**THE PROBLEM:** Take every line from the first down to the line with "return 1 - y / H" and set it down exactly, without the pictures.
== DATA SHOWN
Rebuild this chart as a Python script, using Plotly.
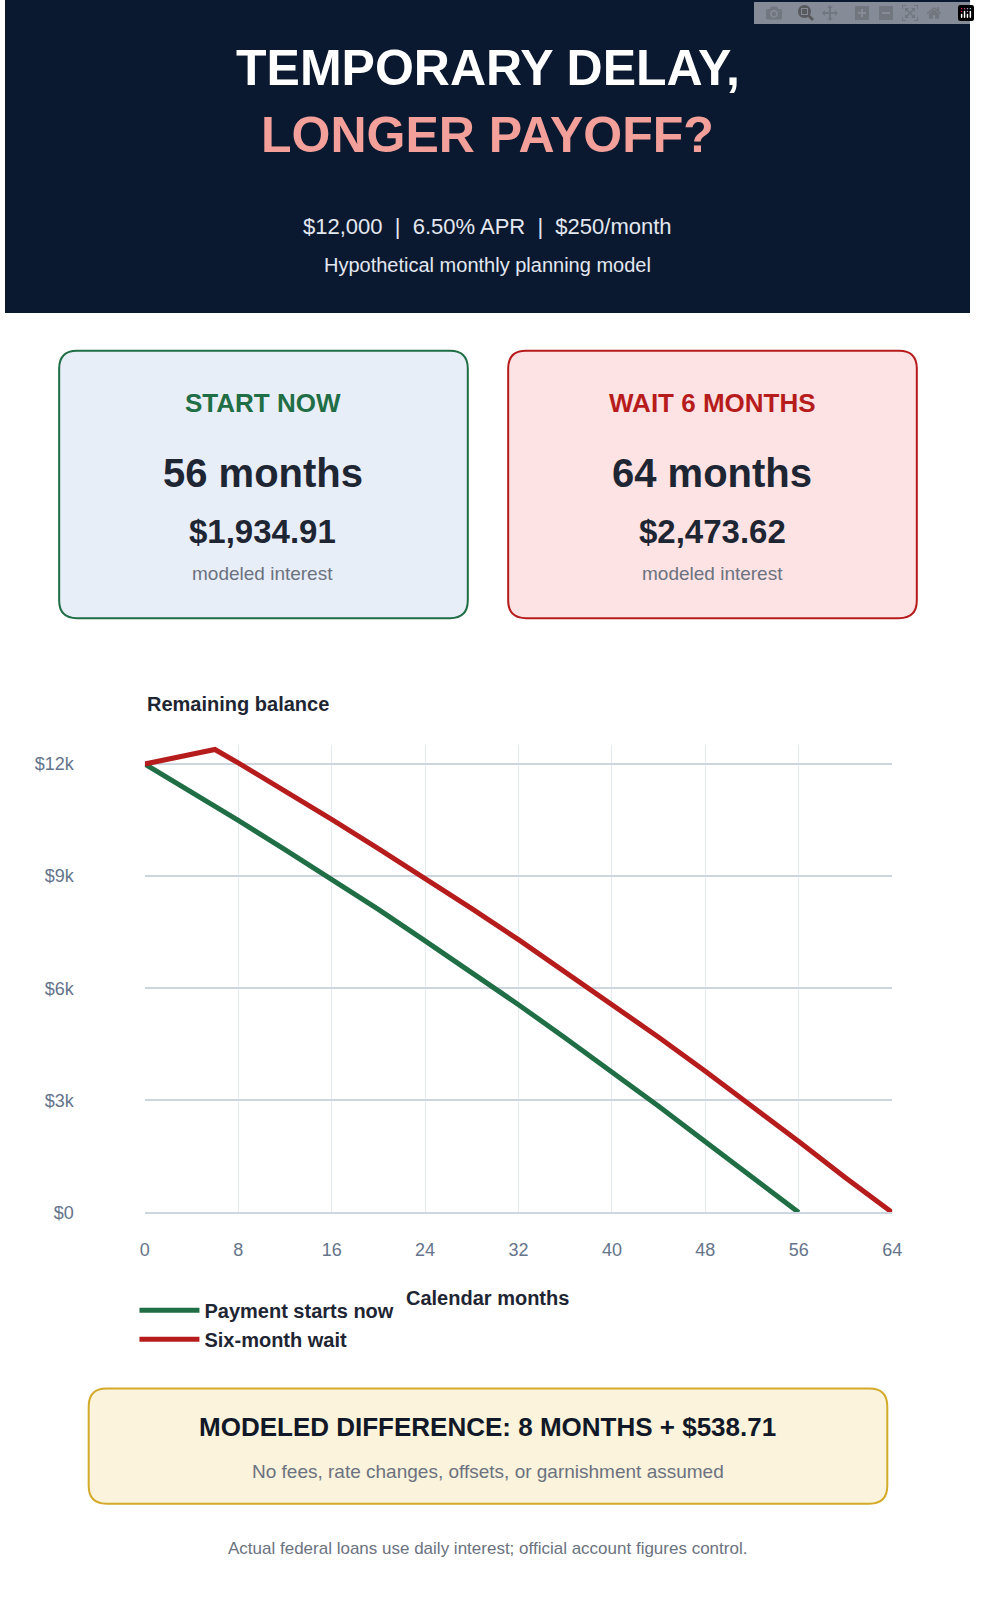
import plotly.graph_objects as go

W, H = 980, 1620

# balances
now_months = [0, 4, 8, 12, 16, 20, 24, 28, 32, 36, 40, 44, 48, 52, 56]
now_balance = [12000, 11250, 10490, 9710, 8920, 8110, 7270, 6430, 5560, 4670, 3770, 2840, 1890, 930, 0]
wait_months = [0, 6, 8, 12, 16, 20, 24, 28, 32, 36, 40, 44, 48, 52, 56, 60, 64]
wait_balance = [12000, 12390, 12030, 11280, 10520, 9740, 8940, 8130, 7300, 6440, 5580, 4690, 3780, 2850, 1900, 930, 0]
y_ticks = [0, 3000, 6000, 9000, 12000]
y_labels = ["$0", "$3k", "$6k", "$9k", "$12k"]
x_ticks = [0, 8, 16, 24, 32, 40, 48, 56, 64]

GREEN = "#1f6e45"
RED = "#b71c1c"
FONT = "Liberation Sans, Arial, sans-serif"


def px(x):
    return x / W


def py(y):
    return 1 - y / H


def rounded(x0, y0, x1, y1, r=18):
    rx, ry = r / W, r / H
    a, b, c, d = px(x0), py(y1), px(x1), py(y0)
    return (f"M{a+rx},{b} L{c-rx},{b} Q{c},{b} {c},{b+ry} L{c},{d-ry} Q{c},{d} {c-rx},{d} "
            f"L{a+rx},{d} Q{a},{d} {a},{d-ry} L{a},{b+ry} Q{a},{b} {a+rx},{b} Z")


fig = go.Figure()
fig.add_trace(go.Scatter(x=now_months, y=now_balance, mode="lines", name="<b>Payment starts now</b>",
                         line=dict(color=GREEN, width=5)))
fig.add_trace(go.Scatter(x=wait_months, y=wait_balance, mode="lines", name="<b>Six-month wait</b>",
                         line=dict(color=RED, width=5)))

shapes = [
    dict(type="rect", xref="paper", yref="paper", x0=0, x1=1, y0=py(315), y1=1,
         fillcolor="#0b1930", line_width=0, layer="below"),
    dict(type="path", xref="paper", yref="paper", path=rounded(55, 353, 470, 622),
         fillcolor="#e8eef8", line=dict(color=GREEN, width=2), layer="below"),
    dict(type="path", xref="paper", yref="paper", path=rounded(511, 353, 926, 622),
         fillcolor="#fde3e3", line=dict(color=RED, width=2), layer="below"),
    dict(type="path", xref="paper", yref="paper", path=rounded(85, 1397, 896, 1513),
         fillcolor="#fbf3dc", line=dict(color="#d4aa2a", width=2), layer="below"),
]


def txt(x, y, text, size, color, bold=False, xanchor="center"):
    if bold:
        text = f"<b>{text}</b>"
    return dict(xref="paper", yref="paper", x=px(x), y=py(y), text=text, showarrow=False,
                xanchor=xanchor, yanchor="middle", font=dict(size=size, color=color, family=FONT))


annotations = [
    txt(490, 68, "TEMPORARY DELAY,", 50, "white", True),
    txt(490, 136, "LONGER PAYOFF?", 50, "#f4a09a", True),
    txt(490, 228, "$12,000  |  6.50% APR  |  $250/month", 22, "#e3e8f0"),
    txt(490, 267, "Hypothetical monthly planning model", 20, "#e3e8f0"),
    txt(262, 405, "START NOW", 26, GREEN, True),
    txt(262, 476, "56 months", 40, "#1e2533", True),
    txt(262, 535, "$1,934.91", 33, "#1e2533", True),
    txt(262, 577, "modeled interest", 19, "#6b7280"),
    txt(718, 405, "WAIT 6 MONTHS", 26, RED, True),
    txt(718, 476, "64 months", 40, "#1e2533", True),
    txt(718, 535, "$2,473.62", 33, "#1e2533", True),
    txt(718, 577, "modeled interest", 19, "#6b7280"),
    txt(142, 708, "Remaining balance", 20, "#1e2533", True, xanchor="left"),
    txt(490, 1306, "Calendar months", 20, "#1e2533", True),
    txt(490, 1436, "MODELED DIFFERENCE: 8 MONTHS + $538.71", 26, "#111827", True),
    txt(490, 1481, "No fees, rate changes, offsets, or garnishment assumed", 19, "#6b7280"),
    txt(490, 1558, "Actual federal loans use daily interest; official account figures control.", 17, "#6b7280"),
]

fig.update_layout(
    width=W, height=H,
    margin=dict(l=0, r=0, t=0, b=0),
    paper_bgcolor="white", plot_bgcolor="white",
    font=dict(family=FONT, color="#64748b"),
    shapes=shapes, annotations=annotations,
    xaxis=dict(domain=[px(142), px(901)], range=[0, 64], tickvals=x_ticks,
               showgrid=True, gridcolor="#e5e9f0", zeroline=False,
               showline=True, linecolor="#cdd5e0", linewidth=1.5,
               tickfont=dict(size=18, color="#64748b"), ticklabelstandoff=20),
    yaxis=dict(domain=[py(1220), py(750)], range=[0, 12500], tickvals=y_ticks, ticktext=y_labels,
               showgrid=True, gridcolor="#cdd5e0", gridwidth=1.5, zeroline=False,
               showline=False, tickfont=dict(size=18, color="#64748b"), ticklabelstandoff=70),
    showlegend=True,
    legend=dict(orientation="h", x=px(160), y=py(1333), xanchor="left", yanchor="middle",
                entrywidth=395, entrywidthmode="pixels", itemwidth=60,
                font=dict(size=20, color="#1e2533", family=FONT),
                bgcolor="rgba(0,0,0,0)"),
)

fig.write_html("out.html", post_script="document.body.style.margin='0';")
====
**FINAL RESULT:**
Rebuild this chart as a Python script, using Plotly.
import plotly.graph_objects as go

W, H = 980, 1620

# balances
now_months = [0, 4, 8, 12, 16, 20, 24, 28, 32, 36, 40, 44, 48, 52, 56]
now_balance = [12000, 11250, 10490, 9710, 8920, 8110, 7270, 6430, 5560, 4670, 3770, 2840, 1890, 930, 0]
wait_months = [0, 6, 8, 12, 16, 20, 24, 28, 32, 36, 40, 44, 48, 52, 56, 60, 64]
wait_balance = [12000, 12390, 12030, 11280, 10520, 9740, 8940, 8130, 7300, 6440, 5580, 4690, 3780, 2850, 1900, 930, 0]
y_ticks = [0, 3000, 6000, 9000, 12000]
y_labels = ["$0", "$3k", "$6k", "$9k", "$12k"]
x_ticks = [0, 8, 16, 24, 32, 40, 48, 56, 64]

GREEN = "#1f6e45"
RED = "#b71c1c"
FONT = "Liberation Sans, Arial, sans-serif"


def px(x):
    return x / W


def py(y):
    return 1 - y / H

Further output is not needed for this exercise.